■ Given exercise
Write out the data again exactly, skipping every picture.

■ Supplied material
------

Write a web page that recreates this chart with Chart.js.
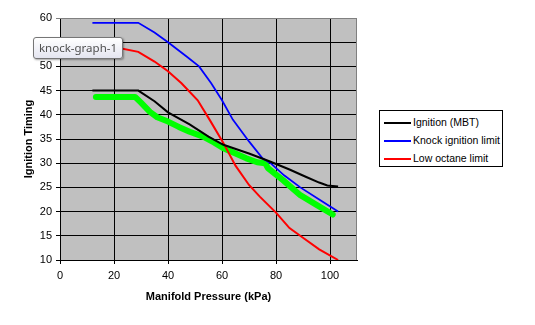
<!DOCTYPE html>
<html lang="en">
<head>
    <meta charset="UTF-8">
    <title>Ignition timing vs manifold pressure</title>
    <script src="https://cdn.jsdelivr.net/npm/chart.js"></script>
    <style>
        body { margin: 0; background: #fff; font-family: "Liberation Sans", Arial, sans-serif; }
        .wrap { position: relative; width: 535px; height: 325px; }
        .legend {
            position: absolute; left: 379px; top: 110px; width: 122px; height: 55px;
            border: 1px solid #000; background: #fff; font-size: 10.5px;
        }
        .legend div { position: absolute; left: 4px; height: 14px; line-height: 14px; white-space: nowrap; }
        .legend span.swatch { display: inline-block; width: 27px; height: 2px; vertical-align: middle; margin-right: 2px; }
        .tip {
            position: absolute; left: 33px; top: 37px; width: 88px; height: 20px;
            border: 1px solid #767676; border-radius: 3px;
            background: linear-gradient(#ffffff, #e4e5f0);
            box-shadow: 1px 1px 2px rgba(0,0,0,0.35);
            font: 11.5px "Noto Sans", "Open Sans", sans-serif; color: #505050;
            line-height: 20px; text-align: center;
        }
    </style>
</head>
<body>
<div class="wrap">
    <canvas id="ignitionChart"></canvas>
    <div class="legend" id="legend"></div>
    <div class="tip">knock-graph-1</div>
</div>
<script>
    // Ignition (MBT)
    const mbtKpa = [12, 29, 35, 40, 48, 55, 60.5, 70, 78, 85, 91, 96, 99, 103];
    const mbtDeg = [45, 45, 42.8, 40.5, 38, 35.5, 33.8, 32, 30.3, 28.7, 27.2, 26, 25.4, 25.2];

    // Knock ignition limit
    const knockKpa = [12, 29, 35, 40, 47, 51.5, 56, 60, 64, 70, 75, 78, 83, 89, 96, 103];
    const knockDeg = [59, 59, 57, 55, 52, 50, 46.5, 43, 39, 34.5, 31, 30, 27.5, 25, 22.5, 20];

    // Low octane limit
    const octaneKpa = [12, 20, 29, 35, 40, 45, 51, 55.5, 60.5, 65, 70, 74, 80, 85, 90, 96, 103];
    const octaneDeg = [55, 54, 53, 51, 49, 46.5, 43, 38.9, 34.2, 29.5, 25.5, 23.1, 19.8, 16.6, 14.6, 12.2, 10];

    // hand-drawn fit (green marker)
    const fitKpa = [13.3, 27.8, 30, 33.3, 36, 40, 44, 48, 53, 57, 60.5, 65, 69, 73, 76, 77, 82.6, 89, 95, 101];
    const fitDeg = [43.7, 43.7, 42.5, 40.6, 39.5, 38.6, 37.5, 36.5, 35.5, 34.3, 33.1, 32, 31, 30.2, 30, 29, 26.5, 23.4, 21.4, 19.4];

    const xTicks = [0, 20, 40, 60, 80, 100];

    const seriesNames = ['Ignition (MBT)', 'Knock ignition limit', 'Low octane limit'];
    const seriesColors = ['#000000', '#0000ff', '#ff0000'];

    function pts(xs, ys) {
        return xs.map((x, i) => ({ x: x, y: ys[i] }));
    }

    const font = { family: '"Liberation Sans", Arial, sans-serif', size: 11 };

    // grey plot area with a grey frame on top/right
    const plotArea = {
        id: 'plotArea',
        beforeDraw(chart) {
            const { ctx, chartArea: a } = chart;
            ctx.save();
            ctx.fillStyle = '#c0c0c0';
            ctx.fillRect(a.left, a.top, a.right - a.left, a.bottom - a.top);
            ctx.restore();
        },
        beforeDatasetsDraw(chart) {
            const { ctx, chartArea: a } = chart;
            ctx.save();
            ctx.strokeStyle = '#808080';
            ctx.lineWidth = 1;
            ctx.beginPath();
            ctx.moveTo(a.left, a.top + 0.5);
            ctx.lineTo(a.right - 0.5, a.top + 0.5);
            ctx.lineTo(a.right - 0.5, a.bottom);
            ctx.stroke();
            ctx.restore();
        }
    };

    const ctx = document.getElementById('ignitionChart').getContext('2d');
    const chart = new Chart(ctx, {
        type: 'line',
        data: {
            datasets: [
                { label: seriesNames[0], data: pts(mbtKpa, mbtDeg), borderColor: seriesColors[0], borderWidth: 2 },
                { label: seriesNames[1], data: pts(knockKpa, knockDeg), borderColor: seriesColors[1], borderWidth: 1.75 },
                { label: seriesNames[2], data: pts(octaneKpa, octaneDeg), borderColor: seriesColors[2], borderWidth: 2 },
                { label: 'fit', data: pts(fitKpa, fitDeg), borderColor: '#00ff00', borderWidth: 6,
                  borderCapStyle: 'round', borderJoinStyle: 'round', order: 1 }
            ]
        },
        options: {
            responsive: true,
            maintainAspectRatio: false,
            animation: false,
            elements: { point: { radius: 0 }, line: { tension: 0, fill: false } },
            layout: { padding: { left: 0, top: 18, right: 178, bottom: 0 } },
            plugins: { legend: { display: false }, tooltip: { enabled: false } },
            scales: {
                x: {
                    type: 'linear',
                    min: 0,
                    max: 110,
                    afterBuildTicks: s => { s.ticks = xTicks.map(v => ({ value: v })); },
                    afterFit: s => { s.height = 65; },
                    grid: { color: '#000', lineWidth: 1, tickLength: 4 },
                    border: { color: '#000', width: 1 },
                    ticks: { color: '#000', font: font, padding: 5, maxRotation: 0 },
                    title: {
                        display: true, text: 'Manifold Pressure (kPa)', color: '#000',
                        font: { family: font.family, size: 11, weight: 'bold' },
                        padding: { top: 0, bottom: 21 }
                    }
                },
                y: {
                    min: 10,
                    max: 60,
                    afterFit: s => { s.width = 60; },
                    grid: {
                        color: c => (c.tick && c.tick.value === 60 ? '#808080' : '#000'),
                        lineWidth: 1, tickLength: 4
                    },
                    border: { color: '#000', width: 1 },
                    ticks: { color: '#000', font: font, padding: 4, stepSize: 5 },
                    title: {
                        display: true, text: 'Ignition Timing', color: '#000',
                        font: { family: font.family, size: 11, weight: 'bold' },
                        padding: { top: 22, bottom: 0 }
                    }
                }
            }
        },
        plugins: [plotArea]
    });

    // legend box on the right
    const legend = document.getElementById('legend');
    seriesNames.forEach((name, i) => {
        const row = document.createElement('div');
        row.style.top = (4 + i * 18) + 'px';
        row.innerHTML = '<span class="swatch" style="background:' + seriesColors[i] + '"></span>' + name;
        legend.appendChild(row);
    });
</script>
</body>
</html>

------

■ Completed task
Write a web page that recreates this chart with Chart.js.
<!DOCTYPE html>
<html lang="en">
<head>
    <meta charset="UTF-8">
    <title>Ignition timing vs manifold pressure</title>
    <script src="https://cdn.jsdelivr.net/npm/chart.js"></script>
    <style>
        body { margin: 0; background: #fff; font-family: "Liberation Sans", Arial, sans-serif; }
        .wrap { position: relative; width: 535px; height: 325px; }
        .legend {
            position: absolute; left: 379px; top: 110px; width: 122px; height: 55px;
            border: 1px solid #000; background: #fff; font-size: 10.5px;
        }
        .legend div { position: absolute; left: 4px; height: 14px; line-height: 14px; white-space: nowrap; }
        .legend span.swatch { display: inline-block; width: 27px; height: 2px; vertical-align: middle; margin-right: 2px; }
        .tip {
            position: absolute; left: 33px; top: 37px; width: 88px; height: 20px;
            border: 1px solid #767676; border-radius: 3px;
            background: linear-gradient(#ffffff, #e4e5f0);
            box-shadow: 1px 1px 2px rgba(0,0,0,0.35);
            font: 11.5px "Noto Sans", "Open Sans", sans-serif; color: #505050;
            line-height: 20px; text-align: center;
        }
    </style>
</head>
<body>
<div class="wrap">
    <canvas id="ignitionChart"></canvas>
    <div class="legend" id="legend"></div>
    <div class="tip">knock-graph-1</div>
</div>
<script>
    // Ignition (MBT)
    const mbtKpa = [12, 29, 35, 40, 48, 55, 60.5, 70, 78, 85, 91, 96, 99, 103];
    const mbtDeg = [45, 45, 42.8, 40.5, 38, 35.5, 33.8, 32, 30.3, 28.7, 27.2, 26, 25.4, 25.2];

    // Knock ignition limit
    const knockKpa = [12, 29, 35, 40, 47, 51.5, 56, 60, 64, 70, 75, 78, 83, 89, 96, 103];
    const knockDeg = [59, 59, 57, 55, 52, 50, 46.5, 43, 39, 34.5, 31, 30, 27.5, 25, 22.5, 20];

    // Low octane limit
    const octaneKpa = [12, 20, 29, 35, 40, 45, 51, 55.5, 60.5, 65, 70, 74, 80, 85, 90, 96, 103];
    const octaneDeg = [55, 54, 53, 51, 49, 46.5, 43, 38.9, 34.2, 29.5, 25.5, 23.1, 19.8, 16.6, 14.6, 12.2, 10];

    // hand-drawn fit (green marker)
    const fitKpa = [13.3, 27.8, 30, 33.3, 36, 40, 44, 48, 53, 57, 60.5, 65, 69, 73, 76, 77, 82.6, 89, 95, 101];
    const fitDeg = [43.7, 43.7, 42.5, 40.6, 39.5, 38.6, 37.5, 36.5, 35.5, 34.3, 33.1, 32, 31, 30.2, 30, 29, 26.5, 23.4, 21.4, 19.4];

    const xTicks = [0, 20, 40, 60, 80, 100];

    const seriesNames = ['Ignition (MBT)', 'Knock ignition limit', 'Low octane limit'];
    const seriesColors = ['#000000', '#0000ff', '#ff0000'];

    function pts(xs, ys) {
        return xs.map((x, i) => ({ x: x, y: ys[i] }));
    }

    const font = { family: '"Liberation Sans", Arial, sans-serif', size: 11 };

    // grey plot area with a grey frame on top/right
    const plotArea = {
        id: 'plotArea',
        beforeDraw(chart) {
            const { ctx, chartArea: a } = chart;
            ctx.save();
            ctx.fillStyle = '#c0c0c0';
            ctx.fillRect(a.left, a.top, a.right - a.left, a.bottom - a.top);
            ctx.restore();
        },
        beforeDatasetsDraw(chart) {
            const { ctx, chartArea: a } = chart;
            ctx.save();
            ctx.strokeStyle = '#808080';
            ctx.lineWidth = 1;
            ctx.beginPath();
            ctx.moveTo(a.left, a.top + 0.5);
            ctx.lineTo(a.right - 0.5, a.top + 0.5);
            ctx.lineTo(a.right - 0.5, a.bottom);
            ctx.stroke();
            ctx.restore();
        }
    };

    const ctx = document.getElementById('ignitionChart').getContext('2d');
    const chart = new Chart(ctx, {
        type: 'line',
        data: {
            datasets: [
                { label: seriesNames[0], data: pts(mbtKpa, mbtDeg), borderColor: seriesColors[0], borderWidth: 2 },
                { label: seriesNames[1], data: pts(knockKpa, knockDeg), borderColor: seriesColors[1], borderWidth: 1.75 },
                { label: seriesNames[2], data: pts(octaneKpa, octaneDeg), borderColor: seriesColors[2], borderWidth: 2 },
                { label: 'fit', data: pts(fitKpa, fitDeg), borderColor: '#00ff00', borderWidth: 6,
                  borderCapStyle: 'round', borderJoinStyle: 'round', order: 1 }
            ]
        },
        options: {
            responsive: true,
            maintainAspectRatio: false,
            animation: false,
            elements: { point: { radius: 0 }, line: { tension: 0, fill: false } },
            layout: { padding: { left: 0, top: 18, right: 178, bottom: 0 } },
            plugins: { legend: { display: false }, tooltip: { enabled: false } },
            scales: {
                x: {
                    type: 'linear',
                    min: 0,
                    max: 110,
                    afterBuildTicks: s => { s.ticks = xTicks.map(v => ({ value: v })); },
                    afterFit: s => { s.height = 65; },
                    grid: { color: '#000', lineWidth: 1, tickLength: 4 },
                    border: { color: '#000', width: 1 },
                    ticks: { color: '#000', font: font, padding: 5, maxRotation: 0 },
                    title: {
                        display: true, text: 'Manifold Pressure (kPa)', color: '#000',
                        font: { family: font.family, size: 11, weight: 'bold' },
                        padding: { top: 0, bottom: 21 }
                    }
                },
                y: {
                    min: 10,
                    max: 60,
                    afterFit: s => { s.width = 60; },
                    grid: {
                        color: c => (c.tick && c.tick.value === 60 ? '#808080' : '#000'),
                        lineWidth: 1, tickLength: 4
                    },
                    border: { color: '#000', width: 1 },
                    ticks: { color: '#000', font: font, padding: 4, stepSize: 5 },
                    title: {
                        display: true, text: 'Ignition Timing', color: '#000',
                        font: { family: font.family, size: 11, weight: 'bold' },
                        padding: { top: 22, bottom: 0 }
                    }
                }
            }
        },
        plugins: [plotArea]
    });

    // legend box on the right
    const legend = document.getElementById('legend');
    seriesNames.forEach((name, i) => {
        const row = document.createElement('div');
        row.style.top = (4 + i * 18) + 'px';
        row.innerHTML = '<span class="swatch" style="background:' + seriesColors[i] + '"></span>' + name;
        legend.appendChild(row);
    });
</script>
</body>
</html>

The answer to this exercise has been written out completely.